In response to "Get at the Core" (August 2017, pp. 16-20): The company I now work for uses human error as a root cause analysis for 90% of the corrective and preventive actions. This article hits the nail on the head and is something I have been preaching since I joined the company. I am requiring all personnel involved with corrective actions to read this article.
Chino Hills, CA
This month’s question
With last year’s release of the Federal Aviation Administration’s small unmanned aircraft rule, more industries are experimenting with drones. Auditors, for example, are using drones to count the number of vehicles at an automotive manufacturer’s plant or to take stock of inventory at a retail organization. Retail giant Amazon is working on launching Amazon Prime Air, which will use drones to deliver packages in 30 minutes or less.
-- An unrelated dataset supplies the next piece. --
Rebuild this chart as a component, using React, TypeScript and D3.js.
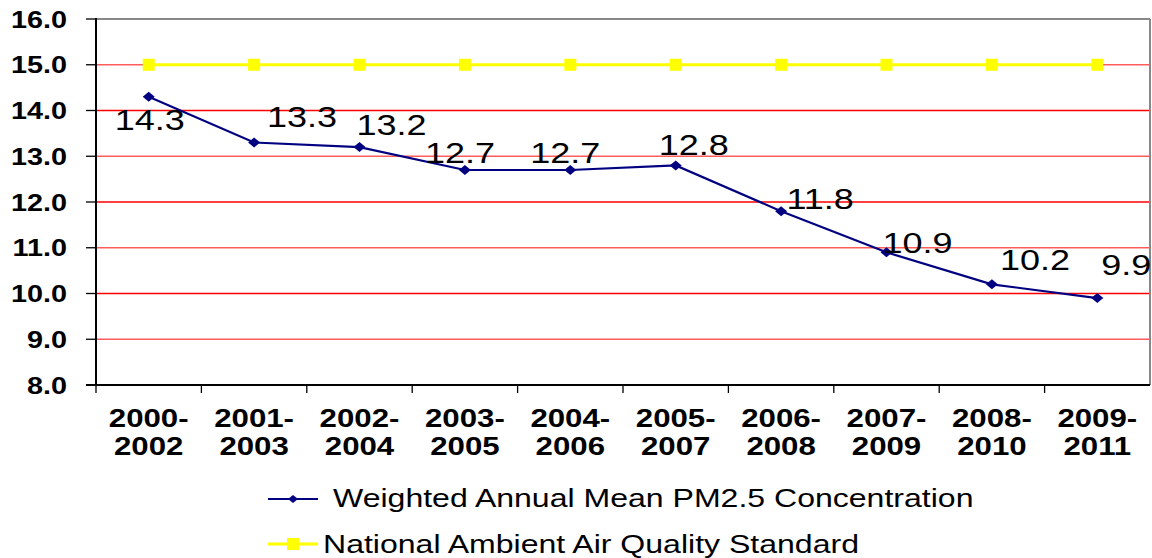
import React from 'react';
import * as d3 from 'd3';

// data
const periodStart = ['2000-', '2001-', '2002-', '2003-', '2004-', '2005-', '2006-', '2007-', '2008-', '2009-'];
const periodEnd = ['2002', '2003', '2004', '2005', '2006', '2007', '2008', '2009', '2010', '2011'];
const pmMean = [14.3, 13.3, 13.2, 12.7, 12.7, 12.8, 11.8, 10.9, 10.2, 9.9];
const standard = [15, 15, 15, 15, 15, 15, 15, 15, 15, 15];
const yTicks = [8, 9, 10, 11, 12, 13, 14, 15, 16];
const seriesNames = ['Weighted Annual Mean PM2.5 Concentration', 'National Ambient Air Quality Standard'];

// label placement relative to each point (dx to label centre, dy to baseline)
const labelOffsets: [number, number][] = [
  [1, 33], [48, -16], [32, -12], [-5, -7], [-5, -7],
  [18, -10], [39, -2], [31, 1], [43, -14], [29, -23],
];

const W = 1152;
const H = 558;
const left = 96;
const right = 1150;
const top = 19;
const bottom = 385;
const SX = 1.2; // the reference is stretched horizontally
const FONT = 'Liberation Sans, Arial, sans-serif';

const Txt = ({ x, y, size, bold = false, anchor = 'middle', children }: any) => (
  <text
    transform={`translate(${x},${y}) scale(${SX},1)`}
    fontSize={size}
    fontWeight={bold ? 'bold' : 'normal'}
    fontFamily={FONT}
    textAnchor={anchor}
    fill="#000"
  >
    {children}
  </text>
);

const diamond = (cx: number, cy: number, w = 6, h = 5) =>
  `M${cx},${cy - h}L${cx + w},${cy}L${cx},${cy + h}L${cx - w},${cy}Z`;

export default function App() {
  const ids = periodEnd.map((_, i) => i);
  const x = d3.scaleBand<number>().domain(ids).range([left, right]).padding(0);
  const y = d3.scaleLinear().domain([8, 16]).range([bottom, top]);
  const cx = (i: number) => (x(i) as number) + x.bandwidth() / 2;

  const line = d3.line<number>().x((_, i) => cx(i)).y((d) => y(d));

  return (
    <svg width={W} height={H} style={{ position: 'absolute', left: 0, top: 0, background: '#fff' }}>
      {/* gridlines */}
      {yTicks.filter((t) => t > 8 && t < 16).map((t) => (
        <line key={t} x1={left} x2={right} y1={y(t)} y2={y(t)}
          stroke={t % 2 === 1 ? '#ff5c5c' : '#ff0000'} strokeWidth={1.3} />
      ))}
      {/* frame */}
      <line x1={left} x2={right} y1={top} y2={top} stroke="#888" strokeWidth={2} />
      <line x1={right} x2={right} y1={top} y2={bottom} stroke="#888" strokeWidth={2} />
      <line x1={left} x2={left} y1={top - 1} y2={bottom} stroke="#000" strokeWidth={2} />
      <line x1={left - 10} x2={right} y1={bottom} y2={bottom} stroke="#000" strokeWidth={2} />
      {/* y ticks + labels */}
      {yTicks.map((t) => (
        <g key={t}>
          <line x1={left - 10} x2={left} y1={y(t)} y2={y(t)} stroke="#000" strokeWidth={1.3} />
          <Txt x={67} y={y(t) + 8.5} size={24} bold anchor="end">{t.toFixed(1)}</Txt>
        </g>
      ))}
      {/* x ticks + labels */}
      {ids.map((i) => (
        <line key={'t' + i} x1={x(i)} x2={x(i)} y1={bottom} y2={bottom + 8} stroke="#000" strokeWidth={1.3} />
      ))}
      {ids.map((i) => (
        <g key={'l' + i}>
          <Txt x={cx(i)} y={427} size={26} bold>{periodStart[i]}</Txt>
          <Txt x={cx(i)} y={455} size={26} bold>{periodEnd[i]}</Txt>
        </g>
      ))}
      {/* standard line */}
      <path d={line(standard) || ''} fill="none" stroke="#ffff00" strokeWidth={3} />
      {standard.map((v, i) => (
        <rect key={'s' + i} x={cx(i) - 6} y={y(v) - 6} width={12} height={12} fill="#ffff00" />
      ))}
      {/* PM2.5 series */}
      <path d={line(pmMean) || ''} fill="none" stroke="#000080" strokeWidth={2.2} />
      {pmMean.map((v, i) => (
        <path key={'p' + i} d={diamond(cx(i), y(v))} fill="#000080" />
      ))}
      {pmMean.map((v, i) => (
        <Txt key={'v' + i} x={cx(i) + labelOffsets[i][0]} y={y(v) + labelOffsets[i][1]} size={30}>
          {v.toFixed(1)}
        </Txt>
      ))}
      {/* legend */}
      <line x1={268} x2={318} y1={499} y2={499} stroke="#000080" strokeWidth={2} />
      <path d={diamond(293, 499, 5, 4)} fill="#000080" />
      <Txt x={333} y={507} size={26.7} anchor="start">{seriesNames[0]}</Txt>
      <line x1={268} x2={318} y1={544} y2={544} stroke="#ffff00" strokeWidth={3} />
      <rect x={287} y={538} width={12} height={12} fill="#ffff00" />
      <Txt x={323} y={553} size={26.7} anchor="start">{seriesNames[1]}</Txt>
    </svg>
  );
}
How do you see drones being used in the future? How will they affect your role or be used by your organization?
Send us your take at email@example.com.
Last month’s question
Three Square Market, a Wisconsin organization, is the first U.S. organization offering to implant radio-frequency identification (RFID) chips in its employees—right between their thumb and forefinger. The chip, which is about the size of a grain of rice, can be used to operate the copy machine, open doors, log in to computers and even make purchases in the organization’s breakroom.
Implantable devices are growing in popularity. While some people see RFID chips as the technology of the future—eventually replacing things such as passports and bus passes—others are much more skeptical about the implications of being microchipped.
What are some of the potential quality implications or ethical issues surrounding RFID chips and implantable technology?
Claire Everett, St. Leonards, Australia, writes:
We already carry around technology that can track our every movement—smartphones with GPS for one. Really, the only difference I can see is we can’t choose to leave an RFID at home (or anywhere else). I can see a future in which people are born who never carry a wallet; they’re implanted with an RFID at birth and never need one.
Obviously, there’s going to need to be strong quality and security controls around them to prevent identity theft and other kinds of theft. Done right, however, we could end up much better protected than we are now.
Personally, I’d take the RFID as soon as I was sure the security was adequate. I’d love to not be able to lose my transport card or have to dig though my wallet to find the right store card, or need to have a new credit or debit card mailed when the previous one is expiring. Are there negatives? Yes, but I think there are far more positives.